2 tablespoons vegetable oil
2 pounds chuck steak, cut into 1/2-inch dice
salt and pepper
1 pound hot Italian sausages, casings removed and meat broken into small pieces
1 small white onion, chopped
6 garlic cloves, minced
1 tablespoon chili powder
1 tablespoon paprika
1 1/2 teaspoon ground cumin
One 28-ounce can diced tomatoes
1 cup water
One 15-ounce can pinto beans, drained
One 15-ounce can cannellini beans, drained
One 15-ounce can kidney beans, drained
Shredded cheddar cheese, chopped green onions, and sour cream, for serving

1. In a large pot, heat the oil. Season the chuck with salt and pepper. Add half of the chuck and cook over moderately high heat until browned, about 5 minutes. Using a slotted spoon, transfer the meat to a plate. Repeat with the remaining chuck. Add the sausage and cook until browned, breaking it up with a spoon, about 4 minutes. Add the sausage to the diced chuck.

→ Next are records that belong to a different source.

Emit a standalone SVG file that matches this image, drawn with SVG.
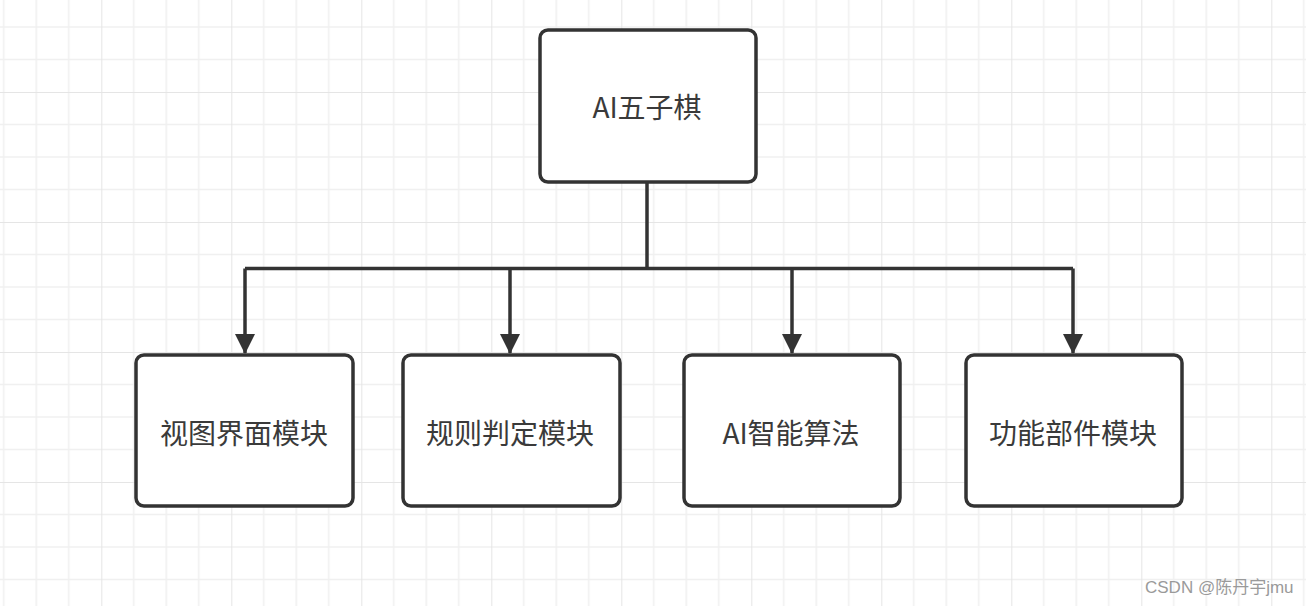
<svg xmlns="http://www.w3.org/2000/svg" width="1306" height="606" viewBox="0 0 1306 606">
  <style>
    .node rect { fill: #ffffff; stroke: #333333; stroke-width: 3.5; }
    .node text { font-family: "Noto Sans CJK SC", "Liberation Sans", sans-serif; font-size: 28px; fill: #3a3a3a; text-anchor: middle; dominant-baseline: central; }
    .conn { fill: none; stroke: #333333; stroke-width: 3.5; }
    .minor { stroke: #f0f0f0; stroke-width: 1.6; }
    .major { stroke: #e5e5e5; stroke-width: 2; }
    .wm { font-family: "Liberation Sans", "Noto Sans CJK SC", sans-serif; font-size: 17px; fill: #9a9a9a; }
  </style>
  <defs>
    <pattern id="grid" patternUnits="userSpaceOnUse" x="-28.7" y="-38" width="130" height="130">
      <line class="minor" x1="32.5" y1="0" x2="32.5" y2="130"/>
      <line class="minor" x1="65" y1="0" x2="65" y2="130"/>
      <line class="minor" x1="97.5" y1="0" x2="97.5" y2="130"/>
      <line class="minor" x1="0" y1="32.5" x2="130" y2="32.5"/>
      <line class="minor" x1="0" y1="65" x2="130" y2="65"/>
      <line class="minor" x1="0" y1="97.5" x2="130" y2="97.5"/>
      <line class="major" x1="0" y1="0" x2="0" y2="130"/>
      <line class="major" x1="0" y1="0" x2="130" y2="0"/>
    </pattern>
    <marker id="arrow" markerUnits="userSpaceOnUse" markerWidth="20" markerHeight="30" refX="19" refY="10" orient="auto" viewBox="0 0 20 20">
      <path d="M0,0 L20,10 L0,20 Z" fill="#333333"/>
    </marker>
  </defs>
  <rect width="1306" height="606" fill="#ffffff"/>
  <rect width="1306" height="606" fill="url(#grid)"/>

  <g id="connectors">
    <path class="conn" d="M647,183 V268.5"/>
    <path class="conn" d="M245,268.5 H1073"/>
    <path class="conn" d="M245,268.5 V353" marker-end="url(#arrow)"/>
    <path class="conn" d="M510,268.5 V353" marker-end="url(#arrow)"/>
    <path class="conn" d="M792,268.5 V353" marker-end="url(#arrow)"/>
    <path class="conn" d="M1073,268.5 V353" marker-end="url(#arrow)"/>
  </g>

  <g id="node-root" class="node">
    <rect x="540" y="30" width="216" height="152" rx="8" ry="8"/>
    <text x="647" y="106">AI五子棋</text>
  </g>
  <g id="node-view" class="node">
    <rect x="136" y="355" width="217" height="151" rx="8" ry="8"/>
    <text x="244" y="432">视图界面模块</text>
  </g>
  <g id="node-rule" class="node">
    <rect x="403" y="355" width="217" height="151" rx="8" ry="8"/>
    <text x="510" y="432">规则判定模块</text>
  </g>
  <g id="node-ai" class="node">
    <rect x="684" y="355" width="216" height="151" rx="8" ry="8"/>
    <text x="791" y="432">AI智能算法</text>
  </g>
  <g id="node-func" class="node">
    <rect x="966" y="355" width="216" height="151" rx="8" ry="8"/>
    <text x="1073" y="432">功能部件模块</text>
  </g>

  <text class="wm" x="1145" y="593">CSDN @陈丹宇jmu</text>
</svg>
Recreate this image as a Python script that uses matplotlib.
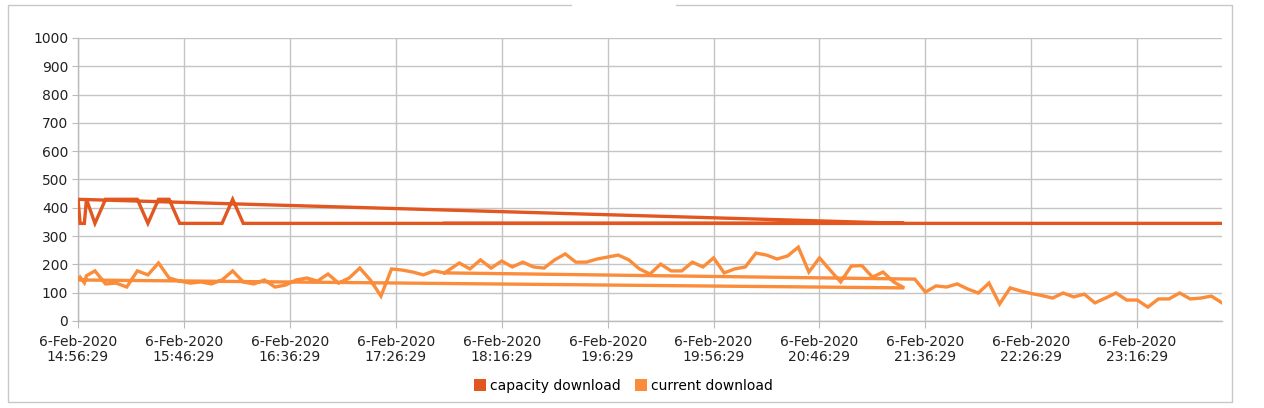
import matplotlib
matplotlib.use("Agg")
import matplotlib.pyplot as plt
from matplotlib.lines import Line2D
import numpy as np

# minutes after 6-Feb-2020 14:56:29, in the order the series was recorded
seg_a_t = [173] + list(range(180, 391, 5))
seg_a_current = [170, 205, 184, 216, 187, 212, 191, 208, 191, 187, 216, 237, 208, 208, 219,
                 226, 233, 216, 184, 166, 201, 177, 177, 208, 191, 223, 170, 184, 191, 240,
                 233, 219, 230, 261, 173, 223, 180, 138, 194, 196, 155, 173, 138, 117]
seg_a_capacity = [345] * 44

seg_b_t = [0, 1, 3, 4] + list(range(8, 174, 5))
seg_b_current = [145, 155, 135, 160,
                 177, 131, 134, 120, 177, 163, 205, 152, 141, 134, 138, 131, 145, 177,
                 138, 131, 145, 120, 127, 145, 152, 141, 166, 134, 152, 187, 145, 88,
                 184, 180, 173, 163, 177, 170]
seg_b_capacity = [430, 345, 345, 430,
                  345, 430, 430, 430, 430, 345, 430, 430, 345, 345, 345, 345, 345, 430,
                  345] + [345] * 19

seg_c_t = list(range(395, 541, 5))
seg_c_current = [148, 102, 124, 120, 131, 113, 99, 134, 60, 117, 106, 97, 90, 81, 99,
                 85, 95, 64, 81, 99, 74, 74, 49, 78, 78, 99, 78, 81, 88, 64]
seg_c_capacity = [345] * 30

tick_minutes = [0, 50, 100, 150, 200, 250, 300, 350, 400, 450, 500]
tick_times = ["14:56:29", "15:46:29", "16:36:29", "17:26:29", "18:16:29", "19:6:29",
              "19:56:29", "20:46:29", "21:36:29", "22:26:29", "23:16:29"]
tick_date = "6-Feb-2020"
series_names = ["capacity download", "current download"]
colors = ["#e2571f", "#fb8c3a"]

t = np.array(seg_a_t + seg_b_t + seg_c_t, dtype=float)
capacity = np.array(seg_a_capacity + seg_b_capacity + seg_c_capacity, dtype=float)
current = np.array(seg_a_current + seg_b_current + seg_c_current, dtype=float)

fig = plt.figure(figsize=(12.64, 4.08), dpi=100)
ax = fig.add_axes([78 / 1264, 1 - 321 / 408, (1222 - 78) / 1264, (321 - 38) / 408])

ax.plot(t, capacity, color=colors[0], lw=2.4, solid_joinstyle="miter", zorder=3)
ax.plot(t, current, color=colors[1], lw=2.4, solid_joinstyle="miter", zorder=3)

ax.set_xlim(0, 540)
ax.set_ylim(0, 1000)
ax.set_yticks(range(0, 1001, 100))
ax.set_xticks(tick_minutes)
ax.set_xticklabels([f"{tick_date}\n{s}" for s in tick_times], fontsize=10, color="#222222",
                   linespacing=1.1)
ax.tick_params(axis="y", labelsize=10, labelcolor="#222222", length=4, color="#bbbbbb", pad=3)
ax.tick_params(axis="x", length=5, color="#bbbbbb", pad=5)
ax.grid(True, color="#c4c4c4", lw=1)
ax.set_axisbelow(True)
for side in ["top", "right"]:
    ax.spines[side].set_visible(False)
for side in ["left", "bottom"]:
    ax.spines[side].set_color("#bbbbbb")
    ax.spines[side].set_linewidth(1)

handles = [Line2D([], [], marker="s", ls="none", markersize=9, color=c, markeredgewidth=0)
           for c in colors]
fig.legend(handles, series_names, loc="center", bbox_to_anchor=(623 / 1264, 1 - 386 / 408),
           ncol=2, frameon=False, fontsize=10, handletextpad=0.2, columnspacing=1.0,
           handlelength=1.0)

# surrounding frame with a gap at the top
fc = "#c8c8c8"
def fline(xs, ys):
    fig.add_artist(Line2D([x / 1264 for x in xs], [1 - y / 408 for y in ys], color=fc, lw=1))
fline([571, 8, 8, 1232, 1232, 676], [5, 5, 402, 402, 5, 5])

fig.savefig("out.png", dpi=100)
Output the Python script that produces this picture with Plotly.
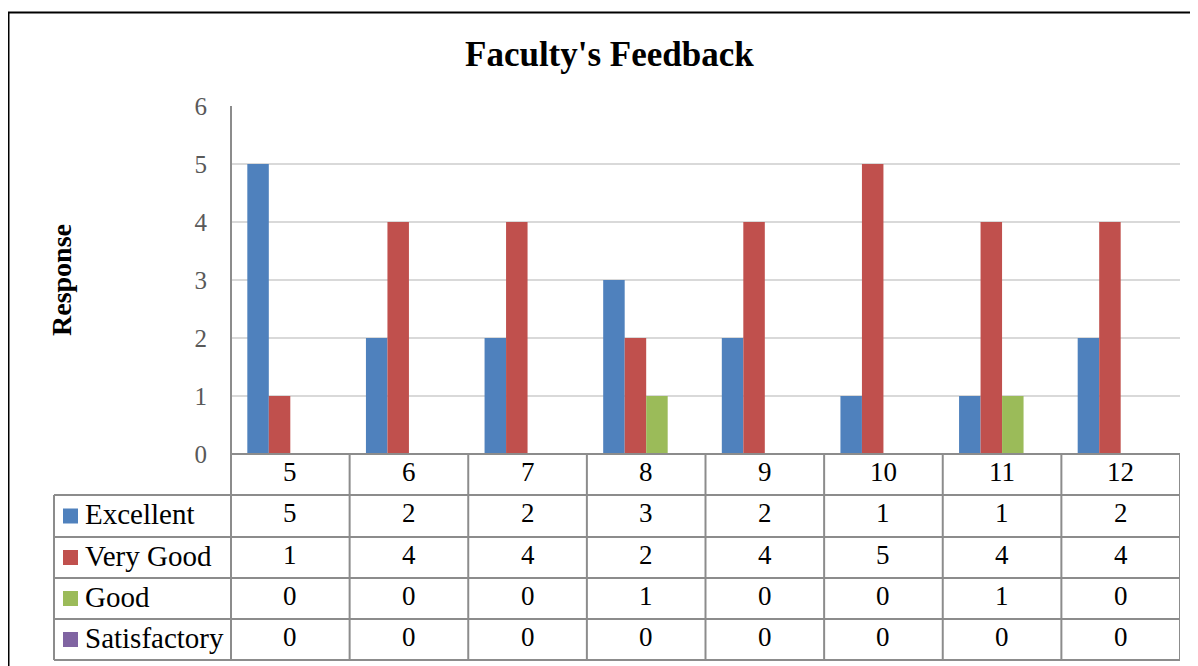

2. Add the chopped onion to the casserole and cook over moderate heat until tender, about 4 minutes. Add the garlic and cook for 2 minutes. Stir in the chili powder, paprika, cumin and the chuck, sausage and any accumulated juices. Cook, stirring until fragrant, about 1 minute. Add the tomatoes and their juices and the water. Cover and sim-mer over moderately low heat for 1 hour.

3. Stir in the beans and simmer uncovered until thickened, about 15 minutes. Season with salt. Serve the chili in deep bowls, passing the cheese, scallions, and sour cream on the side.